Wednesday, September 17, 2008

Pride and Prejudice

I just finished reading Pride and Prejudice for the first time. I love Jane Austen, but for some reason never got around to reading everyone's favorite. Mr. Darcy was not as perfect or dreamy as I expected, but I wouldn't kick him out of the bed for eating crackers either. Elizabeth is, I think, the perfect woman. Sassy, independent, strong - and she keeps that fella on his toes and jumping through hoops. Good for you, sista. But she was prejudiced against him based upon her own wrong impressions.

The novel is really about misunderstanding people. Elizabeth misinterprets Darcy, who misinterprets her and her sister Jane. Bingley misinterprets Jane too. All the conflicts originate with someone making false assumptions. Misunderstanding is the most frustrating thing in the universe - yes, even more frustrating than Comcast. It's so ridiculous and stupid because misunderstandings are easily avoidable and easily fixed. Yet they last for-fucking-ever and can cause irreparable damage.

About a year and a half ago, a good friend and I had a series of fights. We always hit walls in our conversations because he gets ideas in his head that can't be altered, and I always think anything can be solved if you talk through it so both of us were being stubborn. He's always so convinced that he knows what you're thinking and why you're feeling whatever it is you're feeling, but when you say, "No. Actually, I think this and feel that and here's why..." he doesn't believe you. So the conversation is perpetually in a circle with you saying, "I think this and feel that," and him saying, "No, you think that and feel this."

Seriously - how can someone be so headstrong to believe they know me more than I know me? Or maybe he doubted my ability to express my thoughts and feelings accurately? I believe I'm a very self-aware individual, and as communication is my career, I also believe I am effective at communicating myself.

A year ago, I went on a few dates with a guy who had a similar complex. He always thought he knew me better than I knew myself and was a master at reading me, despite the fact we hardly knew each other. He prided himself on it, though I rarely corrected him. One night we were out, and he told me that he knew I was closed off a few days before because I thought he wasn't being affectionate enough with me.

He was spot on about me being closed off - I was, and I concede that my emotions are often easy to read, though the underlying reasons for them are often not. I had actually been thinking that I didn't like him all that much and was wondering if I should call it off or give him a couple more dates. And I had been talking a lot to someone I used to date and wanted to get back together with. He and I did get serious, and Captain Confident was blown out of the water.
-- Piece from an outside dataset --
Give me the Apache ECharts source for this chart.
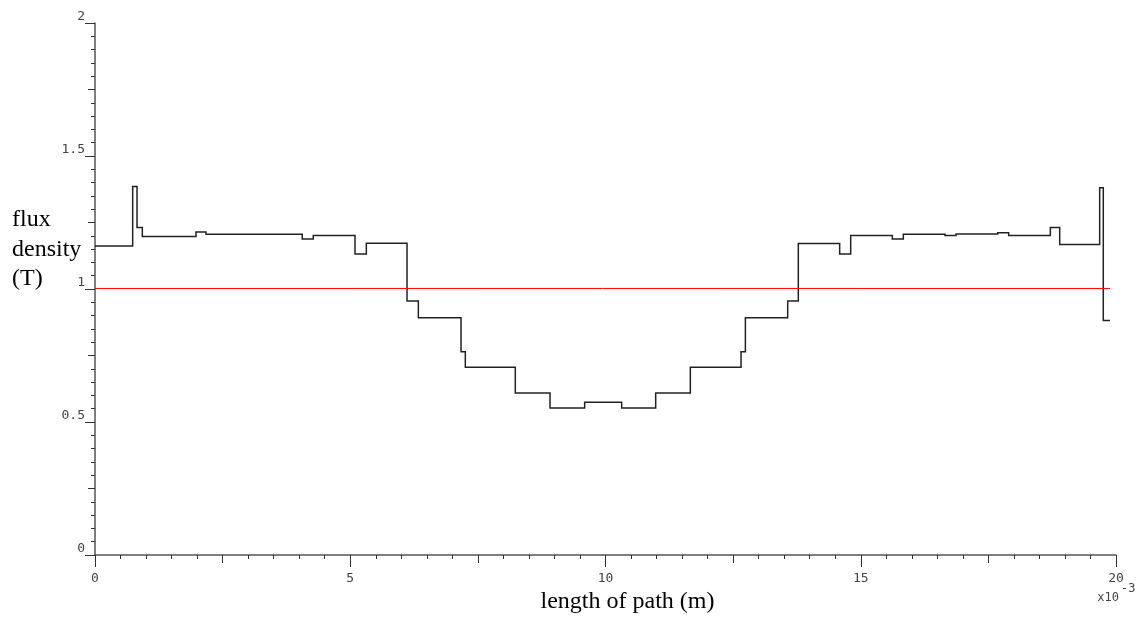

It may be naive, but I truly believe open and honest communication is the ultimate peacemaker that could solve every conflict in the world. The problem, of course, is that not everyone is as open and honest about their ideas as Captain Confident was. And that a lot of people are like me - when confronted with his interpretation, I decided against being open and honest because I didn't want to be impolite or make him feel bad. And I think the issue with my friend was that he didn't believe I was being open and honest, even though I was.

It's a real miracle when two people do connect and understand one another and should be treasured. A series of events over the course of a year led me to realize that open and honest communication is essential to me. Friendships and relationships won't work for me with someone who is incapable at open communication or who can't handle mine.

I've been struggling with communication lately. When bad things happen in my life, it is easier to keep them to myself and work it out on my own. I've only talked to a few friends since my grandfather passed. I don't know if talking about it could even help this time. I think it's something I have to deal with alone. So there are seasons for sharing and seasons for not, I suppose.

In my family, we're all talkers. I'm a bit of a loudmouth, but around my family, I'm the quiet one. (Those of you who know me well can only imagine how loud this bunch must be!) We're all open, honest communicators, which is good I think. If there's a problem, we talk about it and nip it in the bud. But also, when things are not going well, we talk then too. And we bluntly talk about how much we mean to each other - no one has any trouble expressing love or affection.

This is, perhaps, why I am the way I am. And this is what feels like home to me. I don't know what to do with people like my friend who doubt open communication or with people like the guy I dated who are so sure of their ability to read other people's thoughts. It's confusing to me. Say what you think, say what you feel, and expect the same in return - that's the way I operate.

It is hard to navigate ourselves through the world, always guessing, but never really getting the right answer. I always give people the benefit of the because my ideas of people are flexible. And I always believe what people say to me. That is who I am, who my family is and what my grandfather instilled in us all. The world would be a much simpler, happier place if everyone lived by my grandfather's example.

But it's messy, complicated, dishonest and disappointing. It's hard to know who to trust and hard to figure out anyone's meanings and intentions. It's easy to be led astray. It's easy to get lost. In the end, the only person I can ever truly know is myself. I know I am honest, and if that's the only good thing someone can say about me, I've lived my life right.